--- Exercise goal ---
Copy nothing but the part that opens with the line containing "Clone this chart in seaborn and matplotlib." and closes with the line containing "from matplotlib.lines import Line2D". Do not include pictures.

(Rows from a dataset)
_ _ _ _ _ _ _

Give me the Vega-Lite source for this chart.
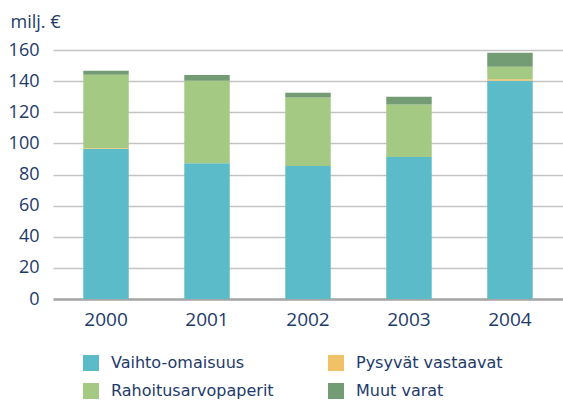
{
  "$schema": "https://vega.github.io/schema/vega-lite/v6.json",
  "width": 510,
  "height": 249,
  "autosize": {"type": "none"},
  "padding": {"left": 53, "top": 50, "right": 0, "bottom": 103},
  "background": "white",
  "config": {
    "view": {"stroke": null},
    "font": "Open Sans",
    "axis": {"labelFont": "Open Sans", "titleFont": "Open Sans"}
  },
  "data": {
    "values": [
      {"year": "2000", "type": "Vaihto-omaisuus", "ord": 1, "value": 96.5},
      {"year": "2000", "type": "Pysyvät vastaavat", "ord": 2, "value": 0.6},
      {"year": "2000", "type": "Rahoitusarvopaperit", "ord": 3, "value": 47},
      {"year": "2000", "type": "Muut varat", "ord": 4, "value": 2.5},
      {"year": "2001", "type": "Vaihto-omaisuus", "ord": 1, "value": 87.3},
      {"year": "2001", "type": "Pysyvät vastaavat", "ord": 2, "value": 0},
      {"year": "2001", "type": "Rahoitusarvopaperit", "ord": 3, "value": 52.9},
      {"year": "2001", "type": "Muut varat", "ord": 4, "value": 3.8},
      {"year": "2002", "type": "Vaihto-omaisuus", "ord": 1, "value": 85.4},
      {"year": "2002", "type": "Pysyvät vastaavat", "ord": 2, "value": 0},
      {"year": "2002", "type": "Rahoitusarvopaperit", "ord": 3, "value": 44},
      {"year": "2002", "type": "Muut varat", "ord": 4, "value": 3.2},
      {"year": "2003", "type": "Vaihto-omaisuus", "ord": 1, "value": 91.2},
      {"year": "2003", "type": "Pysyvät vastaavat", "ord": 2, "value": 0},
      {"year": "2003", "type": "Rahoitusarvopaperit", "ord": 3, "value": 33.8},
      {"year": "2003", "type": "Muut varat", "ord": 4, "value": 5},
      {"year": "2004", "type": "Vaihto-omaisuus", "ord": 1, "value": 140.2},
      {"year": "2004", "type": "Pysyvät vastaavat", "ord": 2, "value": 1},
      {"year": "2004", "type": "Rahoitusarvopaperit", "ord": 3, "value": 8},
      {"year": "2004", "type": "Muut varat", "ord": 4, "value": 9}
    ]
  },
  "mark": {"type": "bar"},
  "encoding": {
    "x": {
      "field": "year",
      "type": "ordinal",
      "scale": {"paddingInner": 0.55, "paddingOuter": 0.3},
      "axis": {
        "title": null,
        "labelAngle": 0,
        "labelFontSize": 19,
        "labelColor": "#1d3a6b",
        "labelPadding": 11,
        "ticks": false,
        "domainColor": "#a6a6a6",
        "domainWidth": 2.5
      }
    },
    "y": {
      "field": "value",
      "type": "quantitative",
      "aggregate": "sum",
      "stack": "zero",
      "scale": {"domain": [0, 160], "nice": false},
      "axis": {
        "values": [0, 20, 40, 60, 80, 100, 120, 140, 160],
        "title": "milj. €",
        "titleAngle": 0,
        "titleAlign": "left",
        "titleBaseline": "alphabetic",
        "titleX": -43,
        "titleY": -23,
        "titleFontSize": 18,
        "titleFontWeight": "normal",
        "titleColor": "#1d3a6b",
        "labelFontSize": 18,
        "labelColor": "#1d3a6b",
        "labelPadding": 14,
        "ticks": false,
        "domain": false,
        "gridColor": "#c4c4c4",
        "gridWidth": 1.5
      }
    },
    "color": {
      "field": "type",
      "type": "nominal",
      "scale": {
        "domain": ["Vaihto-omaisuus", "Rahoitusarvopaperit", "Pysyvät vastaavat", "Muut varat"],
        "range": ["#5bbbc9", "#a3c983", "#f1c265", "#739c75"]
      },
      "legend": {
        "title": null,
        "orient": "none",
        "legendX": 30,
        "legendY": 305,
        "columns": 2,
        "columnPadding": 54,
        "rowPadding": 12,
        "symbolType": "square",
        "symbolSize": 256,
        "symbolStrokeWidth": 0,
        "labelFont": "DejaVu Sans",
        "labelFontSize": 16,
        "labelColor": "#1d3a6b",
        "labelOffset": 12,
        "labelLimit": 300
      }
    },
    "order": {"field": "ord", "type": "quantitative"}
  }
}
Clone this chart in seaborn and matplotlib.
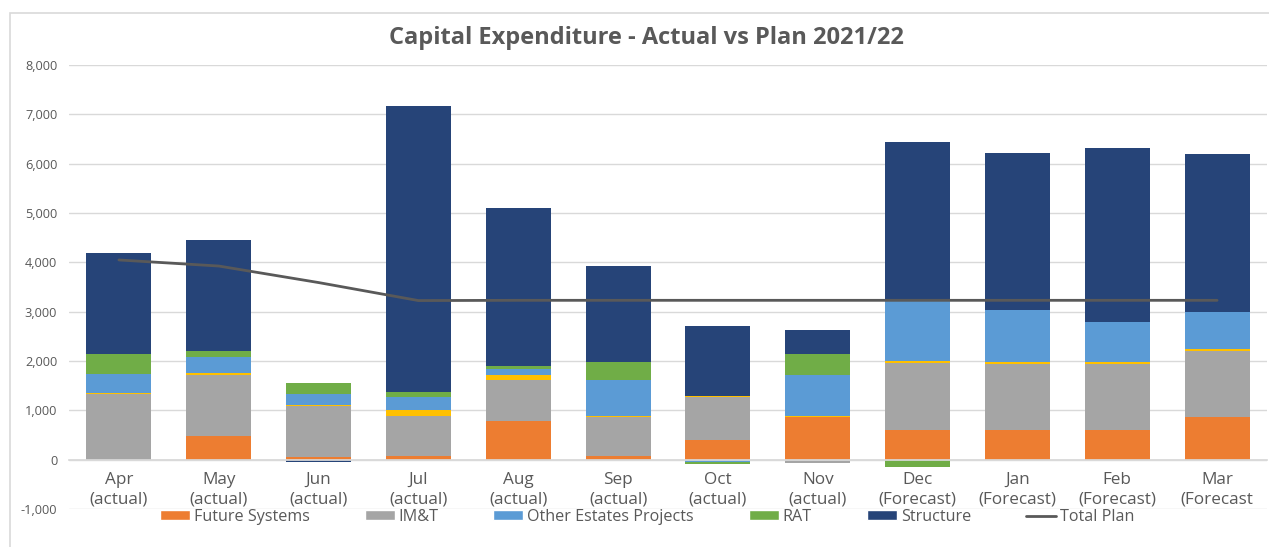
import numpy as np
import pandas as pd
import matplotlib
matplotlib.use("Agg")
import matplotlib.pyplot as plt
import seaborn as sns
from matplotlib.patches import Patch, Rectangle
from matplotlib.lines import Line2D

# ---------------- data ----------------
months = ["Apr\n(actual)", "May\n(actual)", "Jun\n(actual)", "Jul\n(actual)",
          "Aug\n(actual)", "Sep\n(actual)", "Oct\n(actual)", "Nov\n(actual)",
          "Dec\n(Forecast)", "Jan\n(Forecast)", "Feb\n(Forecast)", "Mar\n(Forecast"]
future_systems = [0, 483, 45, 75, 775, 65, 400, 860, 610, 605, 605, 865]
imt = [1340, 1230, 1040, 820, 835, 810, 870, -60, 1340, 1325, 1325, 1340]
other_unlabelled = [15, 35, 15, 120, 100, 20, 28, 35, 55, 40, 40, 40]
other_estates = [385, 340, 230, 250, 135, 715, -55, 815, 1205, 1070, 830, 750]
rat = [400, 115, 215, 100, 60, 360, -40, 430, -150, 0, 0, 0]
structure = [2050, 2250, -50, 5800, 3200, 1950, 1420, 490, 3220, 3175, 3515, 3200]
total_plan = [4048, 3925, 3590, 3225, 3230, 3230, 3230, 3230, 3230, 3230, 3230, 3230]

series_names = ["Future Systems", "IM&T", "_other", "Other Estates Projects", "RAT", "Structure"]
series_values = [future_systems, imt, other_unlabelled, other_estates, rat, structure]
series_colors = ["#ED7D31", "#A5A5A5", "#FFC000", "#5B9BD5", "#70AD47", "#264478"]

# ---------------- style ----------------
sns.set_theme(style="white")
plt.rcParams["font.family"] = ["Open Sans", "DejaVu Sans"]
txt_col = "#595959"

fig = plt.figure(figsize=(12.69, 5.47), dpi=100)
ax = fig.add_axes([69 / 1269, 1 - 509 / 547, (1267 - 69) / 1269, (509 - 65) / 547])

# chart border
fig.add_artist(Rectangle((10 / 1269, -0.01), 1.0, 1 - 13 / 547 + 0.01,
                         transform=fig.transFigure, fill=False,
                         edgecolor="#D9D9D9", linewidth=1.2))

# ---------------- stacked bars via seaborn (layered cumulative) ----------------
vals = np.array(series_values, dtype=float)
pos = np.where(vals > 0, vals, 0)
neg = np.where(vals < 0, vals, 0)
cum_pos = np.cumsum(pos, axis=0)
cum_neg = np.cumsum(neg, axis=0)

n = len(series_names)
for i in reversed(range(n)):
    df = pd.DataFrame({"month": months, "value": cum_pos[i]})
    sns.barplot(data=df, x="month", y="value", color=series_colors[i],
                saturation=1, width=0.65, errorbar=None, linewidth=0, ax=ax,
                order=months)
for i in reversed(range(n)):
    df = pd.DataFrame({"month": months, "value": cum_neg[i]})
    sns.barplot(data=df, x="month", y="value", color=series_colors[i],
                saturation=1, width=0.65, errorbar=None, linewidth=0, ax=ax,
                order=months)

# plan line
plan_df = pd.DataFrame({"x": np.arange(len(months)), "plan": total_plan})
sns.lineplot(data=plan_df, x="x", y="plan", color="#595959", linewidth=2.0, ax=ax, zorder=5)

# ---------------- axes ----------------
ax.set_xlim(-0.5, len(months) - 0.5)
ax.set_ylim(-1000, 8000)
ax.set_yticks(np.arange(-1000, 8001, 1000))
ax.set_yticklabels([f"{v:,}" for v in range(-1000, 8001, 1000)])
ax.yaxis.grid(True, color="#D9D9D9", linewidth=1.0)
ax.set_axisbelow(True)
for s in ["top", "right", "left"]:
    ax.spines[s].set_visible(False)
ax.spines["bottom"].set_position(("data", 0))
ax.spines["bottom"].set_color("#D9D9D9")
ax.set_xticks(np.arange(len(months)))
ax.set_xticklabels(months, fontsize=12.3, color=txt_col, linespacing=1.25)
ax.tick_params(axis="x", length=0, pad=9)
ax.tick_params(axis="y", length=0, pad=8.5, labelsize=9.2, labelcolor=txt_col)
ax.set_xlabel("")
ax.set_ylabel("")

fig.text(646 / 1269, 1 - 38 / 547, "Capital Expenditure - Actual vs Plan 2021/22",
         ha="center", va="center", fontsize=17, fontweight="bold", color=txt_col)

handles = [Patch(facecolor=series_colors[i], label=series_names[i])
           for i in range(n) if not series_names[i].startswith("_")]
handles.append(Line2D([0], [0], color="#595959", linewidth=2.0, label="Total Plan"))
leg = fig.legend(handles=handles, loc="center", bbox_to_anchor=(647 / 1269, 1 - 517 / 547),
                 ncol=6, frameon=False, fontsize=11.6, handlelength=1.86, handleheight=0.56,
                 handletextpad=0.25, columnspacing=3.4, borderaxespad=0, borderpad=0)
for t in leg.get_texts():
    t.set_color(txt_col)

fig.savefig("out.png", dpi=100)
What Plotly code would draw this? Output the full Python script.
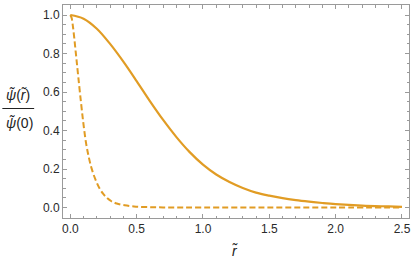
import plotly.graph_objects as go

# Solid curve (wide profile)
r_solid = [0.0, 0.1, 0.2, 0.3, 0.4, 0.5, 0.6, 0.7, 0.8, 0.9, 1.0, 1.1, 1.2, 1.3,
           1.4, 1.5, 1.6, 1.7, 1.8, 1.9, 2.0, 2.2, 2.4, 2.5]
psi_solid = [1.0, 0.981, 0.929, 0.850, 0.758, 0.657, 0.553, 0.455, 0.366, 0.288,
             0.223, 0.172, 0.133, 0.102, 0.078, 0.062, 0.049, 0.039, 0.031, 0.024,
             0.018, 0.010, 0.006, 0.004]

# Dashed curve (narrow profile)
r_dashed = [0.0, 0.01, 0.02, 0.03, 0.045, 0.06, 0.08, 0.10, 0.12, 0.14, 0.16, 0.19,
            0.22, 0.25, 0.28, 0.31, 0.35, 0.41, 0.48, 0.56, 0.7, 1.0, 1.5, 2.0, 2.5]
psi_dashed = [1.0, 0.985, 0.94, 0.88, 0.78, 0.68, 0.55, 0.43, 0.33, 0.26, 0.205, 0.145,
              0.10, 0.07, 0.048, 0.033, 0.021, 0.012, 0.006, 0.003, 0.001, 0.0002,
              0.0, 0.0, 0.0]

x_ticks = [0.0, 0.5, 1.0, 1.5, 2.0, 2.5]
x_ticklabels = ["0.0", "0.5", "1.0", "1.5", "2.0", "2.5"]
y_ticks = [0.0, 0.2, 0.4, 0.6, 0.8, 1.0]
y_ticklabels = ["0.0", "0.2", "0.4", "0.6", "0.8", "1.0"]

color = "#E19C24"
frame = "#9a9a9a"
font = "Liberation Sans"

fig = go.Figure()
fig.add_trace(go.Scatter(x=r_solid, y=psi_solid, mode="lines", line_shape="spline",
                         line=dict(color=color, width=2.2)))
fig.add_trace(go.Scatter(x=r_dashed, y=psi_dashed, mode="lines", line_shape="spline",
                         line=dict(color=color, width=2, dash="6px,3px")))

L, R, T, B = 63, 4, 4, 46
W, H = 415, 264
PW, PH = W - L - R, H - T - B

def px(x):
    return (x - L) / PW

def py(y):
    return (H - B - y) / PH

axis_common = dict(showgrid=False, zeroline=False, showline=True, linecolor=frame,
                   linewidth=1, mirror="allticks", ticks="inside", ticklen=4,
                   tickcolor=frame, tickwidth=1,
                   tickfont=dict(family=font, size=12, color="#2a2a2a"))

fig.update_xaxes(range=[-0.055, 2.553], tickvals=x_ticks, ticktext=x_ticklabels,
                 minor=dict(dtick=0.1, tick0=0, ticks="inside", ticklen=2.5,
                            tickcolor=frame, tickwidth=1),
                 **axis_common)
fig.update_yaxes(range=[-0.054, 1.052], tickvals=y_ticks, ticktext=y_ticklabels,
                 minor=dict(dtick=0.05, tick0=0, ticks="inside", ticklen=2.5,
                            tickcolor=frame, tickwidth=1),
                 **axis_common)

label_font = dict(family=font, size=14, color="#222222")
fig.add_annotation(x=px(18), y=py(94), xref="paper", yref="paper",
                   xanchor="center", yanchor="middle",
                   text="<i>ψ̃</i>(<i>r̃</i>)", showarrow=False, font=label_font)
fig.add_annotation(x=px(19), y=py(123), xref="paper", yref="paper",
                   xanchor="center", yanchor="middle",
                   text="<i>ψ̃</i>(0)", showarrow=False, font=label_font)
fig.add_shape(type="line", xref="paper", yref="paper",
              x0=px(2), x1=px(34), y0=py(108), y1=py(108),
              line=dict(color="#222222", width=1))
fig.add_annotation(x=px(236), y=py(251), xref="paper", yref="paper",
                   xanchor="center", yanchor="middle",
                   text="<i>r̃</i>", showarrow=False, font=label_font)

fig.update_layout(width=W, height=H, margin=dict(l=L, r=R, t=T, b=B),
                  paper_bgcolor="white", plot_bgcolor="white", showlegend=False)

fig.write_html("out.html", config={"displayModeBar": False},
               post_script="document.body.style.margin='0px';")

_ _ _ _ _ _ _

--- Output of the exercise ---
Clone this chart in seaborn and matplotlib.
import numpy as np
import pandas as pd
import matplotlib
matplotlib.use("Agg")
import matplotlib.pyplot as plt
import seaborn as sns
from matplotlib.patches import Patch, Rectangle
from matplotlib.lines import Line2D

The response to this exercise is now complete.